Silencing the Little Voice
More times than I can count during a roller derby practice, there’s a little voice that starts to pop up:
“wait, I can’t do that!”
“I can’t go that fast! they’re going really fast!”
“What if I can’t skate 25 laps right now?”
“I have to jump over that?! I can’t!”
“I’m kind of tired; I can’t do this”
“I’m not coordinated enough”
“I’m sort of stumbly right now”
“What if I won’t be able to keep up?”
“What if I’m the last one out there?”
None of those thoughts have a chance of being fully expressed during practice, though. It’s sort of horrifying to read them, actually, because I don’t allow myself to really hear them when they come up. I know now that they’re the voice of self-doubt, of fear, of insecurity, and that voice brings nothing but poison darts. So I silence it, over and over again. I smack it away like an annoying mosquito that you can’t ever quite squish. I skate harder in order to silence it. I have to, because taking it all in would shut me down and chain me to that voice.

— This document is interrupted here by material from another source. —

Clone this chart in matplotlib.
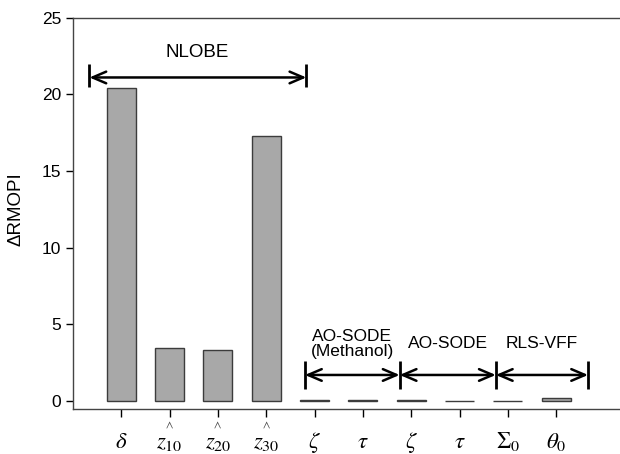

It’s important, I think, to recognize this voice for what it so often is — fear and anxiety — and to deny it the power that it seeks. That doesn’t mean ignoring all self-talk, but instead recognizing when that little voice is limiting, making you smaller, and attempting to keep you from growing.
I could write about growth, but really I’m just still amused by how often those stupid little darts come flying at me in the middle of practice. You know, *while* I’m actually doing the things that it’s telling me that I can’t.